I think you have a very simplistic view of how businesses work since your comparison is not even wrong.
What exactly? They didn't lay off 1500 engineers, I would imagine the bulk of Spotify employees handle all sort of licensing deals, talent management, ad sales etc. Telegram is a chat application that does none of this.
So that's why telegram is swamp filled with hate and bullshit.
I‘m always blown away by HN commenters that think any sufficiently large company can be run by a few engineers.
Offices in many countries, licensing, marketing, sales, growth, data, design, engineering all adds up quickly.
Me too. I’m not aware of a single change they’ve made in ten years. Offline still doesn’t really work. I’m sure there’s been tons of scaling work, but why does that require thousands of employees?

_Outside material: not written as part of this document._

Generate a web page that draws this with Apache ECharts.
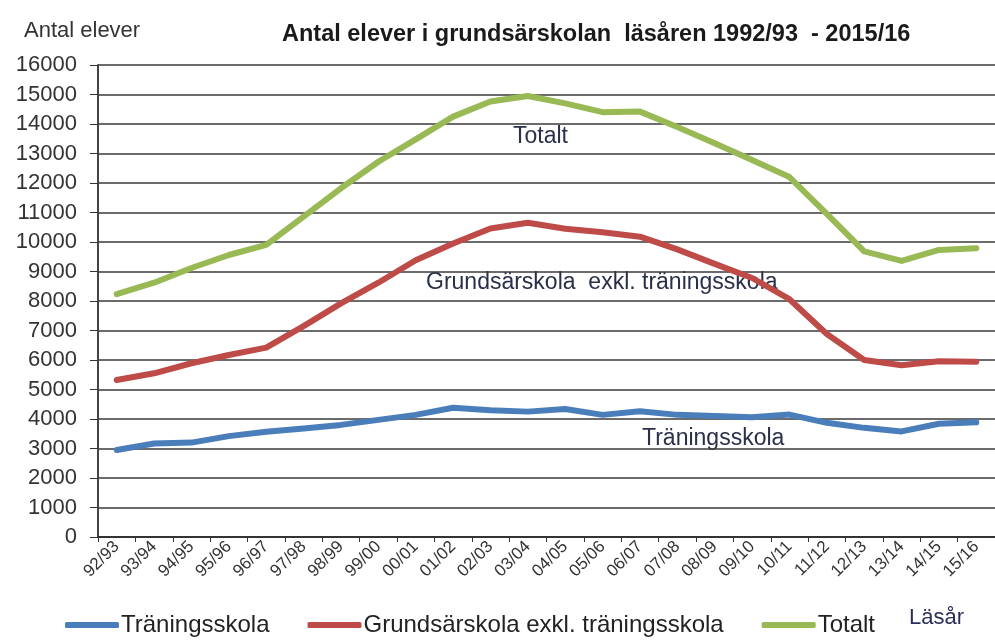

User facing changes are usually the tip of the iceberg for most mature companies. Feels very naive to judge a large company that deals with complicated licensing, sales, marketing by some pet peeve feature you are missing in the app.

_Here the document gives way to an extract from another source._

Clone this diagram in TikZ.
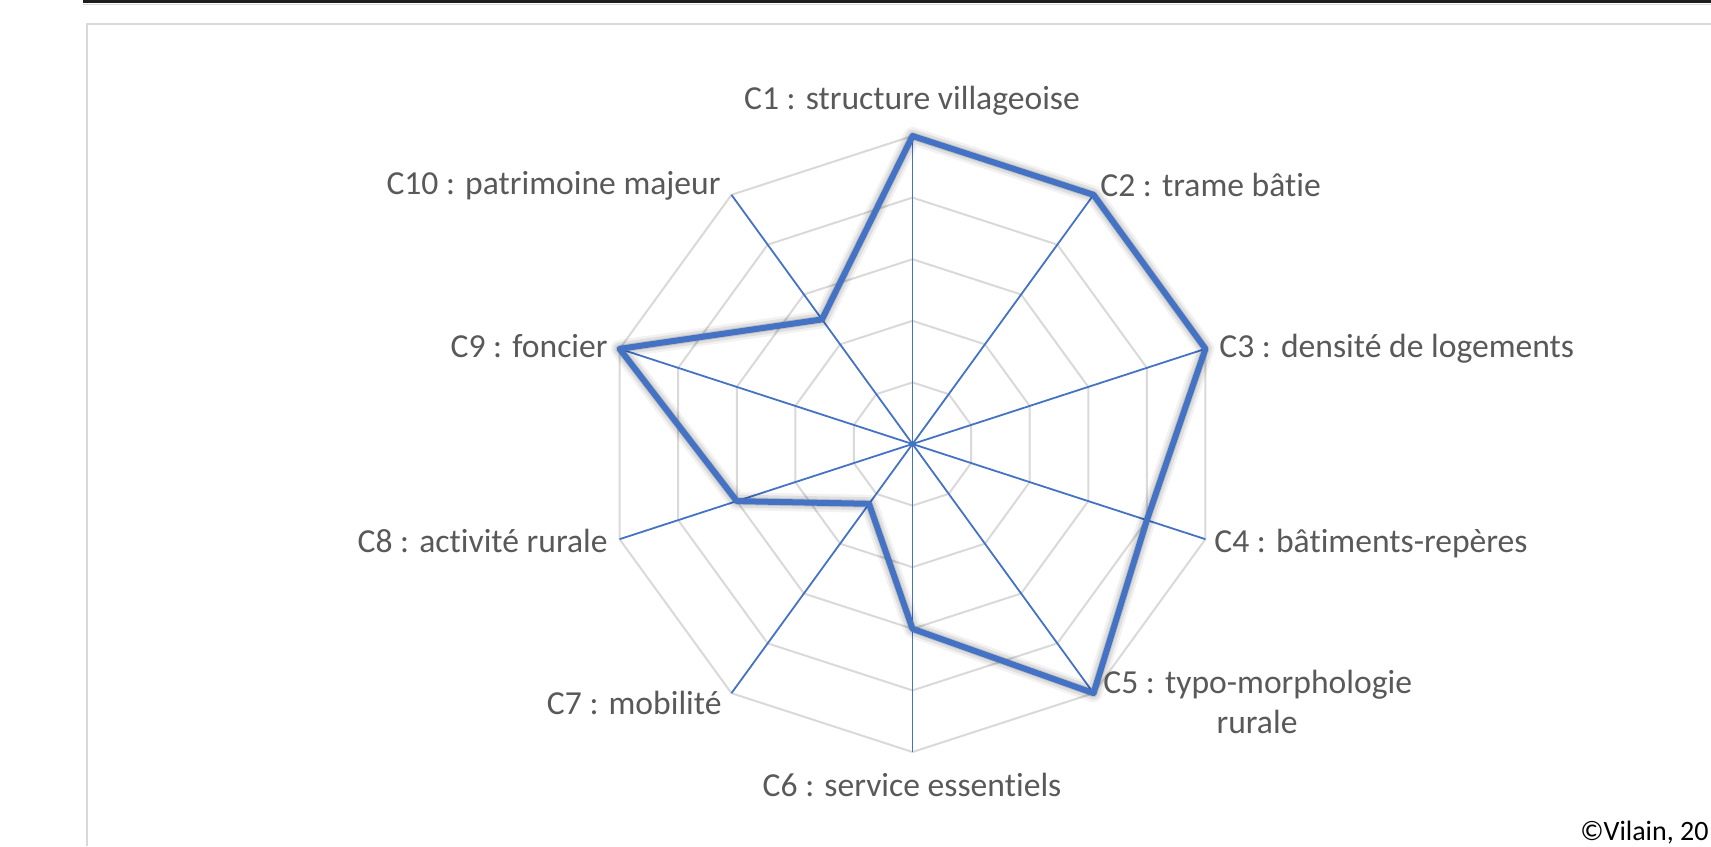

Not really. The engineering roadmap of large public companies optimize one thing: stock price. Gone are the days of working on features that benefit the user. That’s called enshittification
It feels like everyone learned the new word "enshittification" this year and is just using it in any context possible.
Ten years ago was 2014, there's been a lot of changes to Spotify in 10 years, not even just in types of content (podcasts, audiobooks, music videos) but the whole recommendation system, daily playlists, discovery playlists, lyrics, even banal things like playlists folders didn't exist 10 years ago.
There's also a lot of scaling into new markets they didn't have presence in 2014 (which requires scaling in billing, legal, accounting, etc.).
Scaling Spotify seems like it'd be much easier than a video based streaming platform. Maybe scaling their recommendation algorithm? Not sure.
There are music videos on Spotify these days.
I think when you hire them they make themselves useful which is the problem. If you stay small you solve problems using solutions in ways that small teams can manage.